Guided Curriculum Learning for Walking Over Complex Terrain
- URL: http://arxiv.org/abs/2010.03848v2
- Date: Mon, 1 Feb 2021 19:36:06 GMT
- Title: Guided Curriculum Learning for Walking Over Complex Terrain
- Authors: Brendan Tidd, Nicolas Hudson, Akansel Cosgun
- Abstract summary: We propose a 3-stage curriculum to train Deep Reinforcement Learning policies for bipedal walking over various challenging terrains.
In simulation experiments, we show that our approach is effective in learning walking policies, separate from each other, for five terrain types.

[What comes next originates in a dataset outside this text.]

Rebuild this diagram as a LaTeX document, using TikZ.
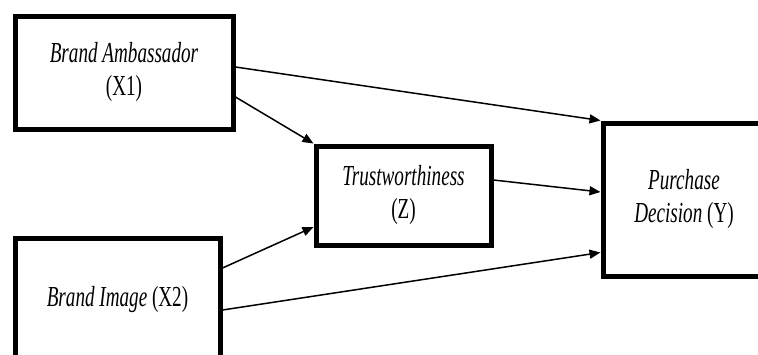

- Score: 2.4192504570921622
- License: http://arxiv.org/licenses/nonexclusive-distrib/1.0/
- Abstract: Reliable bipedal walking over complex terrain is a challenging problem, using
a curriculum can help learning. Curriculum learning is the idea of starting
with an achievable version of a task and increasing the difficulty as a success
criteria is met. We propose a 3-stage curriculum to train Deep Reinforcement
Learning policies for bipedal walking over various challenging terrains. In the
first stage, the agent starts on an easy terrain and the terrain difficulty is
gradually increased, while forces derived from a target policy are applied to
the robot joints and the base. In the second stage, the guiding forces are
gradually reduced to zero. Finally, in the third stage, random perturbations
with increasing magnitude are applied to the robot base, so the robustness of
the policies are improved. In simulation experiments, we show that our approach
is effective in learning walking policies, separate from each other, for five
terrain types: flat, hurdles, gaps, stairs, and steps. Moreover, we demonstrate
that in the absence of human demonstrations, a simple hand designed walking
trajectory is a sufficient prior to learn to traverse complex terrain types. In
ablation studies, we show that taking out any one of the three stages of the
curriculum degrades the learning performance.